IMO It isn’t simple error to ignore. It appears that all this time the SNOs were unaware of what was going on, that the success rate is much lower than they thought. It’s just that the errors were hidden and it is to be expected that they will be in the future.

Until now I had maybe 1 “connection reset by peer” error every few minutes, now average every few seconds.

2 Likes

Thank you for speaking out. I wondered why those messages should have been hidden in the past or why they will not be visible in future again - are stats tweaked or cancelled requests should be ignored anyway at all?

Sorry, I am confused the same way as you, @Dunc4n1d4h0, haha. Maybe @jtolio can bring some light into it, or @Alexey? Maybe also interesting for @BrightSilence referring the successrate.sh script (?).

1 Like

This was well known before, see e.g. Short-lived data - #9 by BrightSilence and Benchmark nodes - #30 by BrightSilence

2 Likes

Yeah, we’ve known the success rates we see can’t be correct, but we’ve never known the exact cause. I’m not sure this would explain that completely though. But if the solution leads to better logging of long tail cancellation that would be great.

I have seen a lot more cancelled transfers in the logs lately. Can this be connected? Haven’t yet noticed these errors though, but I haven’t looked for them specifically and I’m on my phone right now, so can’t easily check atm.
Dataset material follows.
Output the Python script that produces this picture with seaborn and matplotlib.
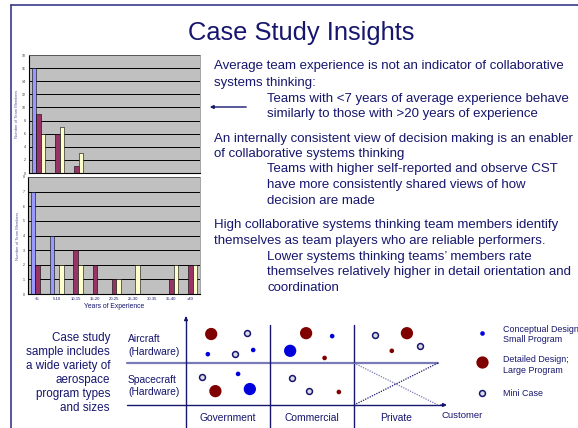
import numpy as np
import pandas as pd
import matplotlib
matplotlib.use('Agg')
import matplotlib.pyplot as plt
import seaborn as sns

sns.set_style('white')
plt.rcParams['font.family'] = ['Liberation Sans', 'DejaVu Sans']

NAVY = '#16166e'

# histogram data (years of experience)
bins = ['<5', '5-10', '10-15', '15-20', '20-25', '25-30', '30-35', '35-40', '>40']
series = ['Group A', 'Group B', 'Group C']
bar_colors = ['#9999ff', '#993366', '#ffffcc']
top_a = [16, 0, 0, 0, 0, 0, 0, 0, 0]
top_b = [9, 6, 1, 0, 0, 0, 0, 0, 0]
top_c = [6, 7, 3, 0, 0, 0, 0, 0, 0]
bot_a = [7, 4, 0, 0, 0, 0, 0, 0, 0]
bot_b = [2, 0, 3, 2, 1, 0, 0, 1, 2]
bot_c = [0, 2, 2, 0, 1, 2, 0, 2, 2]

# case study matrix (x: customer column 0-3, y: program row 0-2)
customers = ['Government', 'Commercial', 'Private']
case_x = [0.30, 0.73, 0.26, 0.58, 0.80,
          1.43, 1.74, 1.24, 1.65,
          2.25, 2.63, 2.79, 2.45,
          0.19, 0.62, 0.35, 0.76,
          1.26, 1.46, 1.82]
case_y = [1.69, 1.71, 1.21, 1.21, 1.31,
          1.71, 1.64, 1.29, 1.12,
          1.67, 1.71, 1.40, 1.29,
          0.67, 0.74, 0.33, 0.38,
          0.64, 0.33, 0.31]
case_kind = ['Detailed', 'Mini', 'Conceptual', 'Mini', 'Conceptual',
             'Detailed', 'Conceptual', 'Conceptual', 'Detailed',
             'Mini', 'Detailed', 'Mini', 'Detailed',
             'Mini', 'Conceptual', 'Detailed', 'Conceptual',
             'Mini', 'Mini', 'Detailed']
case_size = ['Large', 'Small', 'Small', 'Small', 'Small',
             'Large', 'Small', 'Large', 'Small',
             'Small', 'Large', 'Small', 'Small',
             'Small', 'Small', 'Large', 'Large',
             'Small', 'Small', 'Small']

W, H = 578, 428
fig = plt.figure(figsize=(W / 100, H / 100), dpi=100)
fig.patch.set_facecolor('white')


def px_axes(x0, y0, x1, y1):
    return fig.add_axes([x0 / W, 1 - y1 / H, (x1 - x0) / W, (y1 - y0) / H])


def bar_panel(ax, a, b, c, ymax, step, show_x):
    df = pd.DataFrame({'bin': bins * 3,
                       'series': np.repeat(series, len(bins)),
                       'count': a + b + c})
    sns.barplot(data=df, x='bin', y='count', hue='series', order=bins,
                palette=bar_colors, saturation=1, width=0.72,
                edgecolor='black', linewidth=0.4, legend=False, ax=ax)
    ax.set_facecolor('#c0c0c0')
    ax.set_ylim(0, ymax)
    ax.set_xlim(-0.5, len(bins) - 0.5)
    ax.set_yticks(range(0, ymax + 1, step))
    ax.yaxis.grid(True, color='black', lw=0.7)
    ax.set_axisbelow(True)
    ax.tick_params(axis='y', labelsize=2.5, length=1.5, width=0.4, pad=1,
                   colors='#333333')
    ax.set_xticks(np.arange(len(bins) + 1) - 0.5, minor=True)
    ax.tick_params(axis='x', which='minor', length=2, width=0.4, color='black')
    ax.tick_params(axis='x', which='major', length=0, labelsize=3, pad=2,
                   labelcolor=NAVY)
    if not show_x:
        ax.set_xticklabels([])
    for s in ['top', 'right']:
        ax.spines[s].set_color('#808080')
        ax.spines[s].set_linewidth(0.5)
    for s in ['left', 'bottom']:
        ax.spines[s].set_color('black')
        ax.spines[s].set_linewidth(0.8)
    ax.set_ylabel('Number of Team Members', fontsize=3, color='#5a5aa8', labelpad=2)


ax_top = px_axes(29, 55, 200, 173)
bar_panel(ax_top, top_a, top_b, top_c, 18, 2, False)
ax_top.set_xlabel('')

ax_bot = px_axes(28, 177, 200, 294)
bar_panel(ax_bot, bot_a, bot_b, bot_c, 8, 1, True)
ax_bot.set_xlabel('Years of Experience', fontsize=4.9, color=NAVY, labelpad=1)

# matrix of case studies
mx = px_axes(100, 310, 470, 428)
mx.set_xlim((100 - 186) / 84, (470 - 186) / 84)
mx.set_ylim((405 - 428) / 42, (405 - 310) / 42)
mx.axis('off')
line_kw = dict(color=NAVY, lw=1.0)
mx.plot([-0.70, 3.0], [1, 1], color='#7a7ab8', lw=1.6)
mx.plot([-0.70, 3.05], [0, 0], **line_kw)
mx.annotate('', xy=(3.14, 0), xytext=(3.0, 0),
            arrowprops=dict(arrowstyle='-|>', color=NAVY, lw=1.0,
                            mutation_scale=5))
mx.plot([0, 0], [-0.6, 2.05], **line_kw)
mx.annotate('', xy=(0, 2.18), xytext=(0, 2.0),
            arrowprops=dict(arrowstyle='-|>', color=NAVY, lw=1.0,
                            mutation_scale=5))
for xv in [1, 2]:
    mx.plot([xv, xv], [-0.6, 1.9], **line_kw)
mx.plot([2, 3], [1, 0], color='#7a7ab8', lw=0.9, ls=(0, (1, 1)))
mx.plot([2, 3], [0, 1], color=NAVY, lw=0.9, ls=(0, (1, 1)))

cases = pd.DataFrame({'x': case_x, 'y': case_y, 'kind': case_kind, 'size': case_size})
filled = cases[cases['kind'] != 'Mini']
sns.scatterplot(data=filled, x='x', y='y', hue='kind', size='size',
                palette={'Conceptual': '#0000dd', 'Detailed': '#800000'},
                sizes={'Small': 11, 'Large': 78}, linewidth=0,
                legend=False, ax=mx)
sns.scatterplot(data=cases[cases['kind'] == 'Mini'], x='x', y='y', s=18,
                color='#dcdce6', edgecolor=NAVY, linewidth=1.1,
                legend=False, ax=mx)
mx.set_xlabel('')
mx.set_ylabel('')

# overlay in pixel coordinates for text and slide decoration
ov = fig.add_axes([0, 0, 1, 1])
ov.set_xlim(0, W)
ov.set_ylim(H, 0)
ov.axis('off')
ov.patch.set_visible(False)

ov.plot([11, W], [5, 5], color='#3a3a8a', lw=1.2)
ov.plot([11, 11], [5, H], color='#3a3a8a', lw=1.2)

ov.text(301, 40, 'Case Study Insights', fontsize=18.4, color=NAVY,
        ha='center', va='baseline')

body = [
    (214, 69, 'Average team experience is not an indicator of collaborative'),
    (214, 86, 'systems thinking:'),
    (267, 102, 'Teams with <7 years of average experience behave'),
    (267, 117, 'similarly to those with >20 years of experience'),
    (214, 142, 'An internally consistent view of decision making is an enabler'),
    (214, 157, 'of collaborative systems thinking'),
    (267, 172, 'Teams with higher self-reported and observe CST'),
    (267, 188, 'have more consistently shared views of how'),
    (267, 204, 'decision are made'),
    (214, 228, 'High collaborative systems thinking team members identify'),
    (214, 244, 'themselves as team players who are reliable performers.'),
    (267, 260, 'Lower systems thinking teams\u2019 members rate'),
    (267, 275, 'themselves relatively higher in detail orientation and'),
    (267, 291, 'coordination'),
]
for x, y, t in body:
    ov.text(x, y, t, fontsize=9.5, color=NAVY, ha='left', va='baseline')

ov.annotate('', xy=(207, 107), xytext=(249, 107),
            arrowprops=dict(arrowstyle='-|>', color=NAVY, lw=1.0,
                            mutation_scale=5))

left_text = ['Case study', 'sample includes', 'a wide variety of',
             'aerospace', 'program types', 'and sizes']
for i, t in enumerate(left_text):
    ov.text(110, 341 + 14 * i, t, fontsize=8.4, color=NAVY,
            ha='right', va='baseline')

ov.text(128, 342, 'Aircraft', fontsize=7.4, color=NAVY, va='baseline')
ov.text(128, 355, '(Hardware)', fontsize=7.4, color=NAVY, va='baseline')
ov.text(128, 383, 'Spacecraft', fontsize=7.4, color=NAVY, va='baseline')
ov.text(128, 395, '(Hardware)', fontsize=7.4, color=NAVY, va='baseline')

for i, c in enumerate(customers):
    ov.text(186 + 84 * (i + 0.5), 421, c, fontsize=7.4, color=NAVY,
            ha='center', va='baseline')
ov.text(462, 418, 'Customer', fontsize=6.8, color=NAVY, ha='center', va='baseline')

ov.scatter([482], [333], s=11, color='#0000dd', linewidths=0)
ov.scatter([482], [362], s=78, color='#800000', linewidths=0)
ov.scatter([482], [393], s=18, color='#dcdce6', edgecolors=NAVY, linewidths=1.1)
ov.text(503, 332, 'Conceptual Design;', fontsize=6.4, color=NAVY, va='baseline')
ov.text(503, 342, 'Small Program', fontsize=6.4, color=NAVY, va='baseline')
ov.text(503, 362, 'Detailed Design;', fontsize=6.4, color=NAVY, va='baseline')
ov.text(503, 373, 'Large Program', fontsize=6.4, color=NAVY, va='baseline')
ov.text(503, 396, 'Mini Case', fontsize=6.4, color=NAVY, va='baseline')

fig.savefig('out.png', dpi=100)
@Toyoo thank you! Wasn’t aware of that.

From what I could see those „noiseconn“ messages are 2/3 of the last days „download failed“ messages.

Meaning this does not explain the other +1/3, which are occurring additionally and weren’t logged in that amount before. :v:t2:

I have not noticed a significant increase in failed transfers on my end, just in cancelled ones. But I should add, that’s just based on casual glances at my logs scrolling by when I do other stuff.
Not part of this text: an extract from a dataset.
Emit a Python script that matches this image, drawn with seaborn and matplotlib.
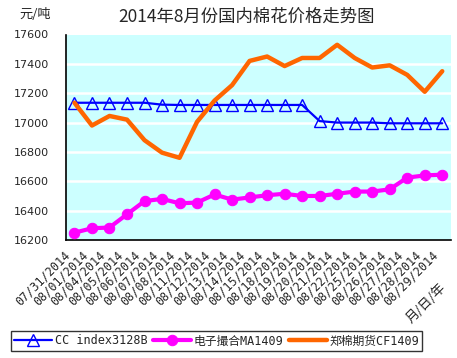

At least those seem to be linked thematically to stopped, canceled connections and appeared in parallel more often than before.

But yes, there is much more canceled than before:

[sn1]
.. audits (r: 0.00%, c: 0.00%, s: 100%)
.. downloads (c: 16.55%, f: 3.59%, s: 80%)
.. uploads (c: 0.02%, f: 0.19%, s: 100%)
.. rep down (c: 0.00%, f: 0.00%, s: 100%)
.. rep up (c: 0.00%, f: 0.00%, s: 100%)

(I’ve ignored „noiseconn“ messages for that statistics)

Yeah, I wish information of this kind was available in organized form in the node documentation.

1 Like

The Community may continue to update this documentation: Error Codes: What they mean and Severity Level [READ FIRST]
It’s a wiki, so anyone member can edit and add new errors there.

But usually the search should find an answer.

That’s not the right place to put information on the meaning of success rates.

Then it should be added to the article for success rate script. But I do not know what is format?